• Instructions to follow: Transcribe all of the material below word for word and leave out its pictures.

• Data segment:
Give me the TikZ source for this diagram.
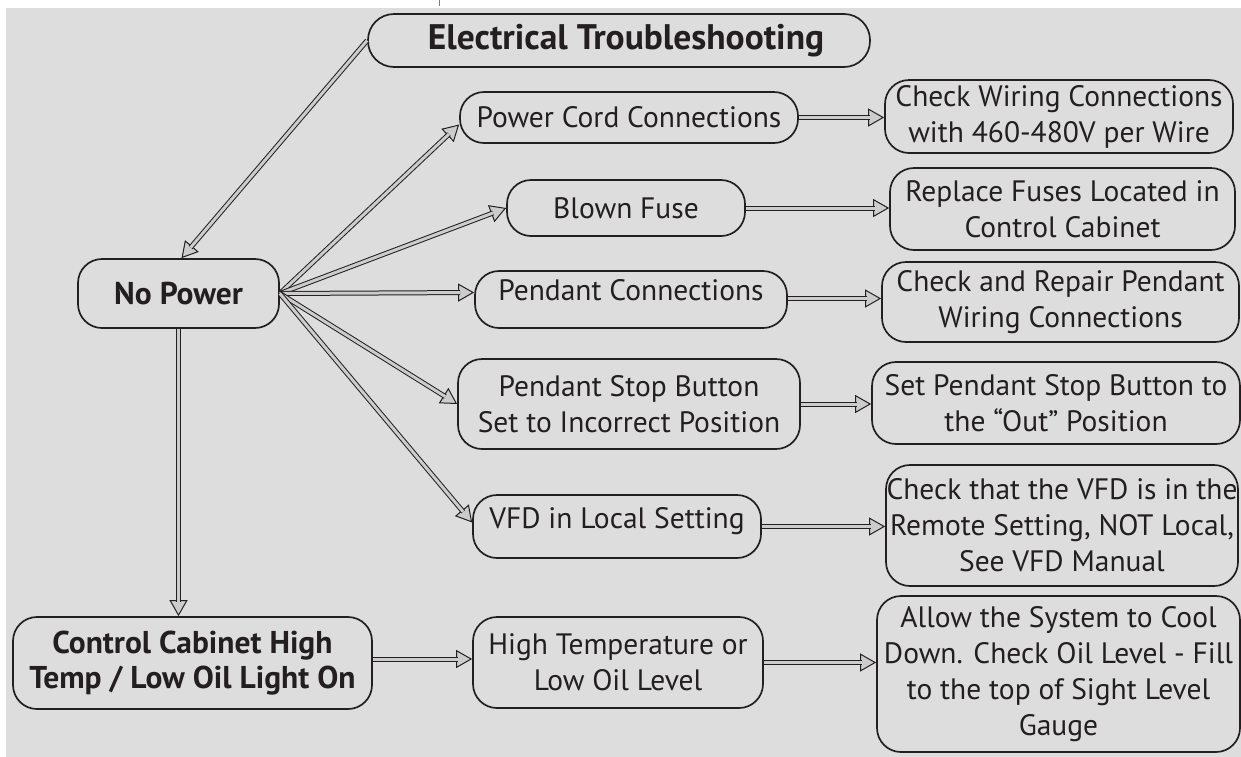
\documentclass[tikz,border=0pt]{standalone}
\usepackage{fontspec}
\setmainfont{PT Sans}
\usetikzlibrary{arrows.meta,calc}
\definecolor{bg}{HTML}{DDDDDD}
\definecolor{agray}{HTML}{CCCCCC}
\definecolor{ink}{HTML}{231F20}
\newcommand\dblconn[2]{\draw[arrhead] #1 -- #2; \draw[arrshaft] #1 -- #2;}
\newcommand\upby[2]{\raisebox{#1}[\height][\depth]{#2}}
\begin{document}
\begin{tikzpicture}[x=1pt,y=-1pt,
 box/.style={draw=ink, line width=1.7pt, rounded corners=24pt, align=center, inner sep=0pt, text=ink, font=\fontsize{29.5}{36}\selectfont},
 bbox/.style={box, font=\fontsize{31.5}{35}\selectfont\bfseries},
 arrhead/.style={draw=ink, line width=1pt, -{Triangle[length=16pt,width=18pt,fill=agray]}},
 arrshaft/.style={draw=ink, line width=1pt, double=agray, double distance=3pt, shorten >=14pt}]
\useasboundingbox (0,0) rectangle (1241,756);
\fill[white] (-5,-5) rectangle (1250,765);
\fill[bg] (6,8) rectangle (1250,765);
\draw[gray, line width=1pt] (439,0) -- (439,6);
% nodes
\node[bbox, font=\fontsize{35.5}{40}\selectfont\bfseries, rounded corners=26pt, minimum width=502pt, minimum height=53pt] (title) at (619,40.5) {\hspace*{14pt}Electrical Troubleshooting};
\node[bbox, minimum width=201pt, minimum height=69pt] (np) at (178.5,293.5) {No Power};
\node[bbox, minimum width=359pt, minimum height=92pt] (cc) at (192.5,663) {Control Cabinet High\\Temp / Low Oil Light On};
\node[box, minimum width=338pt, minimum height=51pt] (pc) at (629,117.5) {Power Cord Connections};
\node[box, minimum width=238pt, minimum height=56pt] (bf) at (626,208) {Blown Fuse};
\node[box, minimum width=312pt, minimum height=57pt] (pdc) at (631,299.5) {\upby{9pt}{Pendant Connections}};
\node[box, minimum width=342pt, minimum height=90pt] (ps) at (629,404) {Pendant Stop Button\\Set to Incorrect Position};
\node[box, minimum width=288pt, minimum height=63pt] (vfd) at (617,526.5) {\upby{5pt}{VFD in Local Setting}};
\node[box, minimum width=290pt, minimum height=91pt] (ht) at (618,662.5) {High Temperature or\\Low Oil Level};
\node[box, minimum width=348pt, minimum height=73pt] (cw) at (1059,116.5) {Check Wiring Connections\\with 460-480V per Wire};
\node[box, minimum width=345pt, minimum height=82pt] (rf) at (1062.5,209) {Replace Fuses Located in\\Control Cabinet};
\node[box, minimum width=357pt, minimum height=80pt] (cr) at (1060.5,302) {Check and Repair Pendant\\Wiring Connections};
\node[box, minimum width=368pt, minimum height=82pt] (sp) at (1056,403) {Set Pendant Stop Button to\\the “Out” Position};
\node[box, minimum width=352pt, minimum height=121pt] (cv) at (1062,525.5) {Check that the VFD is in the\\Remote Setting, NOT Local,\\See VFD Manual};
\node[box, minimum width=363pt, minimum height=156pt] (al) at (1058.5,674) {Allow the System to Cool\\Down. Check Oil Level - Fill\\to the top of Sight Level\\Gauge};
% connectors
\dblconn{(title.west)}{([xshift=3pt]np.north)}
\dblconn{(np.south)}{(np.south |- cc.north)}
\dblconn{(np.east)}{([yshift=-7pt]pc.west)}
\dblconn{(np.east)}{(bf.west)}
\dblconn{(np.east)}{([yshift=7pt]pdc.west)}
\dblconn{(np.east)}{(ps.west)}
\dblconn{(np.east)}{([yshift=4pt]vfd.west)}
\dblconn{(pc.east)}{(pc.east -| cw.west)}
\dblconn{(bf.east)}{(bf.east -| rf.west)}
\dblconn{([yshift=1pt]pdc.east)}{([yshift=1pt]pdc.east -| cr.west)}
\dblconn{(ps.east)}{(ps.east -| sp.west)}
\dblconn{(vfd.east)}{(vfd.east -| cv.west)}
\dblconn{([yshift=4pt]cc.east)}{([yshift=4pt]cc.east -| ht.west)}
\dblconn{(ht.east)}{(ht.east -| al.west)}
\end{tikzpicture}
\end{document}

• Task response:
Give me the TikZ source for this diagram.
\documentclass[tikz,border=0pt]{standalone}
\usepackage{fontspec}
\setmainfont{PT Sans}
\usetikzlibrary{arrows.meta,calc}
\definecolor{bg}{HTML}{DDDDDD}
\definecolor{agray}{HTML}{CCCCCC}
\definecolor{ink}{HTML}{231F20}
\newcommand\dblconn[2]{\draw[arrhead] #1 -- #2; \draw[arrshaft] #1 -- #2;}
\newcommand\upby[2]{\raisebox{#1}[\height][\depth]{#2}}
\begin{document}
\begin{tikzpicture}[x=1pt,y=-1pt,
 box/.style={draw=ink, line width=1.7pt, rounded corners=24pt, align=center, inner sep=0pt, text=ink, font=\fontsize{29.5}{36}\selectfont},
 bbox/.style={box, font=\fontsize{31.5}{35}\selectfont\bfseries},
 arrhead/.style={draw=ink, line width=1pt, -{Triangle[length=16pt,width=18pt,fill=agray]}},
 arrshaft/.style={draw=ink, line width=1pt, double=agray, double distance=3pt, shorten >=14pt}]
\useasboundingbox (0,0) rectangle (1241,756);
\fill[white] (-5,-5) rectangle (1250,765);
\fill[bg] (6,8) rectangle (1250,765);
\draw[gray, line width=1pt] (439,0) -- (439,6);
% nodes
\node[bbox, font=\fontsize{35.5}{40}\selectfont\bfseries, rounded corners=26pt, minimum width=502pt, minimum height=53pt] (title) at (619,40.5) {\hspace*{14pt}Electrical Troubleshooting};
\node[bbox, minimum width=201pt, minimum height=69pt] (np) at (178.5,293.5) {No Power};
\node[bbox, minimum width=359pt, minimum height=92pt] (cc) at (192.5,663) {Control Cabinet High\\Temp / Low Oil Light On};
\node[box, minimum width=338pt, minimum height=51pt] (pc) at (629,117.5) {Power Cord Connections};
\node[box, minimum width=238pt, minimum height=56pt] (bf) at (626,208) {Blown Fuse};
\node[box, minimum width=312pt, minimum height=57pt] (pdc) at (631,299.5) {\upby{9pt}{Pendant Connections}};
\node[box, minimum width=342pt, minimum height=90pt] (ps) at (629,404) {Pendant Stop Button\\Set to Incorrect Position};
\node[box, minimum width=288pt, minimum height=63pt] (vfd) at (617,526.5) {\upby{5pt}{VFD in Local Setting}};
\node[box, minimum width=290pt, minimum height=91pt] (ht) at (618,662.5) {High Temperature or\\Low Oil Level};
\node[box, minimum width=348pt, minimum height=73pt] (cw) at (1059,116.5) {Check Wiring Connections\\with 460-480V per Wire};
\node[box, minimum width=345pt, minimum height=82pt] (rf) at (1062.5,209) {Replace Fuses Located in\\Control Cabinet};
\node[box, minimum width=357pt, minimum height=80pt] (cr) at (1060.5,302) {Check and Repair Pendant\\Wiring Connections};
\node[box, minimum width=368pt, minimum height=82pt] (sp) at (1056,403) {Set Pendant Stop Button to\\the “Out” Position};
\node[box, minimum width=352pt, minimum height=121pt] (cv) at (1062,525.5) {Check that the VFD is in the\\Remote Setting, NOT Local,\\See VFD Manual};
\node[box, minimum width=363pt, minimum height=156pt] (al) at (1058.5,674) {Allow the System to Cool\\Down. Check Oil Level - Fill\\to the top of Sight Level\\Gauge};
% connectors
\dblconn{(title.west)}{([xshift=3pt]np.north)}
\dblconn{(np.south)}{(np.south |- cc.north)}
\dblconn{(np.east)}{([yshift=-7pt]pc.west)}
\dblconn{(np.east)}{(bf.west)}
\dblconn{(np.east)}{([yshift=7pt]pdc.west)}
\dblconn{(np.east)}{(ps.west)}
\dblconn{(np.east)}{([yshift=4pt]vfd.west)}
\dblconn{(pc.east)}{(pc.east -| cw.west)}
\dblconn{(bf.east)}{(bf.east -| rf.west)}
\dblconn{([yshift=1pt]pdc.east)}{([yshift=1pt]pdc.east -| cr.west)}
\dblconn{(ps.east)}{(ps.east -| sp.west)}
\dblconn{(vfd.east)}{(vfd.east -| cv.west)}
\dblconn{([yshift=4pt]cc.east)}{([yshift=4pt]cc.east -| ht.west)}
\dblconn{(ht.east)}{(ht.east -| al.west)}
\end{tikzpicture}
\end{document}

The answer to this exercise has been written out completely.